The Problem: Finding Needles in a Haystack

Imagine your Java code is like a big library full of books (your .java files). Your Javadoc comments are like notes written inside these books. Some of these notes are just explanations, while others contain special instructions – your tests!

How can we automatically find only the test instructions and ignore the rest? We need a way to tell our tool: “Search through all these Java files, look inside the Javadoc comments (/** ... */), and only pull out the parts marked as tests.”

The Solution: The Javadoc Test Parser - Your Code Librarian

This is where the Javadoc Test Parser comes in. Think of it as a meticulous librarian specifically trained to find test code within your Javadocs.

  • Its Goal: Scan Java source files and extract code snippets marked with special tags.
  • The Special Tag: It looks for HTML-like tags: <code lang="...">. The lang attribute tells the parser what kind of code it is (e.g., lang="spock" or lang="gherkin").
  • The Process:
    1. The parser reads a Java file.
    2. It finds all Javadoc comments (/** ... */).
    3. Inside each comment, it searches for <code lang="..."> tags.
    4. If a tag’s lang matches what it’s looking for (like “spock”), it carefully copies the text between the opening <code ...> and the closing </code>.
    5. This extracted text (your test code) is then collected.

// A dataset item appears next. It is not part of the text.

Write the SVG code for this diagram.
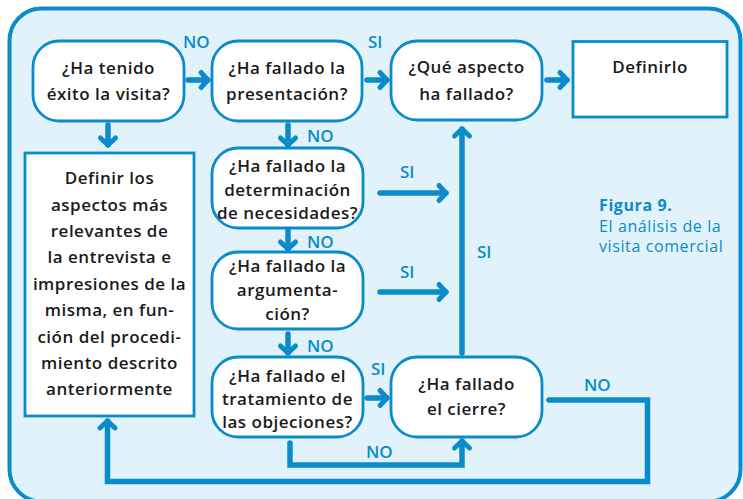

This extracted code is the raw material that will later be turned into actual runnable tests.

How It Works: An Example

Let’s look at a simple Java class with a Javadoc test:

Calculator.java

package com.example;

/**
 * A simple calculator.
 *
 * <pre><code lang="spock"> // <-- The parser looks for this tag!
 * def "should add two numbers"() {
 *   given:
 *     def calc = new Calculator()
 *   when:
 *     def result = calc.add(2, 3)
 *   then:
 *     result == 5
 * }
 * </code></pre> // <-- And extracts content until here
 */
public class Calculator {
    /**
     * Adds two integers.
     * @param a the first number
     * @param b the second number
     * @return the sum
     */
    public int add(int a, int b) {
        return a + b;
    }

    // Another method without Javadoc tests...
    public int subtract(int a, int b) {
        return a - b;
    }
}

Now, let’s imagine the Javadoc Test Parser (configured to look for lang="spock") processes this file.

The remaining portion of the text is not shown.